By Bernard Zuel
May well be wrong. May certainly be doing a bit of projecting. But I get a healthy wave of no fucks to give from this Tori Forsyth album. A second wave of because I damn well please, too.
Forsyth, who can if she chooses play roots, do pop, offer country, or pitch up somewhere between all of them, has chucked on some trews and gone the whole rock’n’roll hog. Hog wild when it comes to some of the guitar sounds at least; hogging the ground for attitude and tone for sure.
The focus at first is on kinetic impact, the elements a pretty straightforward blend of guitar/bass/drums that don’t just turn up for show but feel cranked up, pushing at the bit. Except for the occasional slowed up track which isn’t aiming for pompous power balladry, just for a bruised tenderness that shouldn’t be mistaken for weakness.
Forsyth’s voice too is no nonsense: usually not bothering with extreme highs and lows/cries and groans, just powering through. Except for the occasional slowed up times when she says, yeah I hurt too; I just won’t let it beat me.
By this stage you may be assuming this is some old school rock, a throwback to the ‘70s in the way Australians have an almost instinctual fondness for and a blurred memory that eulogises the stinkpits that were the old school beer barns. But no.
Forsyth and producer Shane Nicholson aren’t here for the riffage and greasy denim. Or at least not just for the riffage. The reference points are instead a couple of decades further on: a smaller beer barn (with the beer probably in a plastic cup now), an audience not so demarcated by sex or race (though possibly by suburb as you’ve got to travel further to get to a joint like this), a place where one week you might find a bunch of shaggy haired types in freshly mussed up flannies playing recycled Nirvana, the next a quartet led by a forceful woman in black who will smack your head with her guitar if you get fresh in the moshpit, and the week after that some outfit offering a mix of both of them, nodding to Hole as much as Baby Animals.
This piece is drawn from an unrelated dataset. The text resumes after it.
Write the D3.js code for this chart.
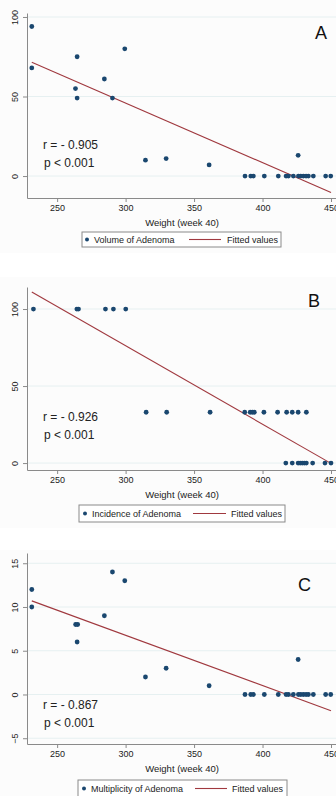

So, Shapeshifter can feel like a guitar-first punch that finds its roots in Vanda & Young’s Cremorne studio – boogie! – and Redundant has a flip in its move from verse to chorus that feels shiny – pop! – until the song veers into a sludgy break that is far more Tad or Mudhoney. Yet Forsyth is as convincing in the moody pop of Keeper, which doesn’t even so much as hint at turning the power up as she is in Down Below, which simmers like it’s leaning into a low-key Heart Shaped Box, or All For You which remembers its blues groove, a good hint of Sharon Van Etten, and almost – almost – suggests a chance to move more than shoulders and head.
The glistening slow moves and keyboards of Courtney Love are harsher in their words than their disarming presentation, likewise the spacious Cosmetic Cuts, but the overall impact turns out to be the same and the songs leave residual heat. And if Blaming Me surprises by going nowhere in particular, and Martyr is a reminder, just as the album ends, that Forsyth is very comfortable in modern country’s too comfortable pop/rock guise, by immediately returning to the album’s opener, Be Here, you bring the siren guitar and rhythmic strut to redress those relative disappointments.
Which is where Forsyth’s attitude begins to bubble up, changing the slant of your reaction. What’s evident is that the lack of a central plan is the plan: a refusal to be one thing or the other except pushing forward.
She isn’t daring you to keep up, sneering at your uncertainty about the kick-in-the-balls coming, or trying to throw you when she opens up. Nor is she making some kind of statement of independence. You and I aren’t why she’s doing any of this – she is. And that’s the best way.